BitalkNews|6月 23, 2026 04:18
In July, Zhipu, which surged 20 times, will face its first market test
Zhipu's market value exceeded HKD 1 trillion yesterday, with a stock price of HKD 2410. It has risen 20 times in less than half a year since its listing, but today its stock price has dropped to HKD 2136.
Zhipu was listed on the Hong Kong Stock Exchange on January 8th, with only 5.76% of the total share capital issued through the IPO. Of these 5.76%, approximately 3.95% are held by cornerstone investors and can only be sold after being locked in until July 8th.
In the past six months, the stocks that were truly freely traded in the market accounted for only 1.81% of the total share capital, approximately 11.76 million shares. The daily trading volume of Zhipu ranges from 4.6 to 4.9 million shares, with about 40% of the freely tradable shares changing hands every day. Currently, there are only 11.76 million shares circulating in the market, and buying and selling a few million shares can significantly boost prices. Zhipu had previously fallen sharply by 30% from its high, and was questioned as a private equity stock.
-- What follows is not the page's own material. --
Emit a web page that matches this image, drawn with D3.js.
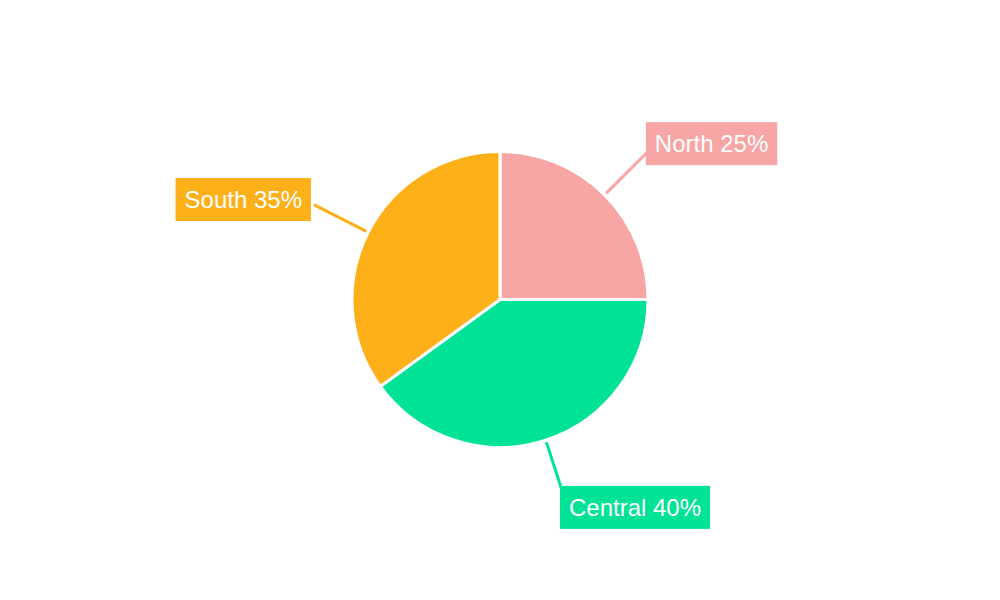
<!DOCTYPE html>
<html><head><meta charset="utf-8">
<script src="https://cdn.jsdelivr.net/npm/d3@7"></script>
<style>body{margin:0;background:#fff}svg{display:block}</style>
</head><body>
<script>
const categories = ["North", "Central", "South"];
const values = [25, 40, 35];
const colors = ["#F8A5A5", "#00E396", "#FEB019"];

const W = 1000, H = 600, cx = 500, cy = 299.5, R = 148;
const svg = d3.select("body").append("svg").attr("width", W).attr("height", H);
const g = svg.append("g").attr("transform", `translate(${cx},${cy})`);

const data = categories.map((c, i) => ({ name: c, value: values[i], color: colors[i] }));
const pie = d3.pie().value(d => d.value).sort(null);
const arcs = pie(data);
const arc = d3.arc().innerRadius(0).outerRadius(R);

g.selectAll("path.slice").data(arcs).join("path")
  .attr("class", "slice")
  .attr("d", arc)
  .attr("fill", d => d.data.color)
  .attr("stroke", "#fff").attr("stroke-width", 3).attr("stroke-linejoin", "miter");

const pt = (a, r) => [Math.sin(a) * r, -Math.cos(a) * r];

arcs.forEach(d => {
  const m = (d.startAngle + d.endAngle) / 2;
  const p0 = pt(m, 150), p1 = pt(m, 209);
  g.append("line").attr("x1", p0[0]).attr("y1", p0[1]).attr("x2", p1[0]).attr("y2", p1[1])
    .attr("stroke", d.data.color).attr("stroke-width", 3);
  const p = pt(m, 207);
  const lg = g.append("g");
  const txt = lg.append("text").text(`${d.data.name} ${d.data.value}%`)
    .attr("font-family", "'Liberation Sans', Arial, sans-serif").attr("font-size", 24)
    .attr("fill", "#fff");
  const tw = txt.node().getComputedTextLength();
  const bw = tw + 18, bh = 43;
  const right = p[0] > 0;
  const top = p[1] < 0;
  const bx = right ? p[0] - (top ? 0.5 : 4) : p[0] - 4.6 - bw;
  const by = top ? p[1] - (right ? 31 : 27.5) : p[1] - 10.5;
  lg.insert("rect", "text").attr("x", bx).attr("y", by).attr("width", bw).attr("height", bh)
    .attr("fill", d.data.color);
  txt.attr("x", bx + 9).attr("y", by + bh / 2 + 8.5);
});
</script>
</body></html>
In May, Zhipu was included in the Hang Seng Technology Index, and all ETFs and passive funds tracking the Hang Seng Technology Index must be bought by weight, regardless of the stock price. The buyer is forced to buy, and the seller cannot sell because the lock up period has not expired. The supply and demand of chips are extremely imbalanced, and the price is pushed up like this.
On July 8th, the first wave of restrictions was lifted. The lock up period of 11 cornerstone investors has expired, and approximately 25.86 million shares have entered circulation. This batch of cornerstone has had a floating profit of over 1100% since its listing. The tradable chips have expanded from 1.81% to 5.76%, and the number of stocks available for sale in the market has more than tripled.
But July 8th is just an appetizer.
In January 2027, the second wave of lifting restrictions will be implemented, with non controlling shareholders collectively lifting restrictions, involving more than 60% of the total share capital. The shareholder list includes Meituan, Ant, Alibaba, Tencent, Xiaomi, Kingsoft, as well as Sequoia, Hillhouse, Qiming, Shunwei, Dachen, and various local government state-owned assets. The cost of holding shares is much lower than the current stock price, and the theoretically tradable shares have jumped directly from 5.76% to over 65% after the lifting of the ban.
The support logic for the current trillion dollar market value is largely based on the scarcity of chips. The 1.81% circulating stock, combined with the forced buying of passive funds, constitutes a price self reinforcing structure.
Is lifting the ban a countdown to this structure? On July 8th, the first answer sheet.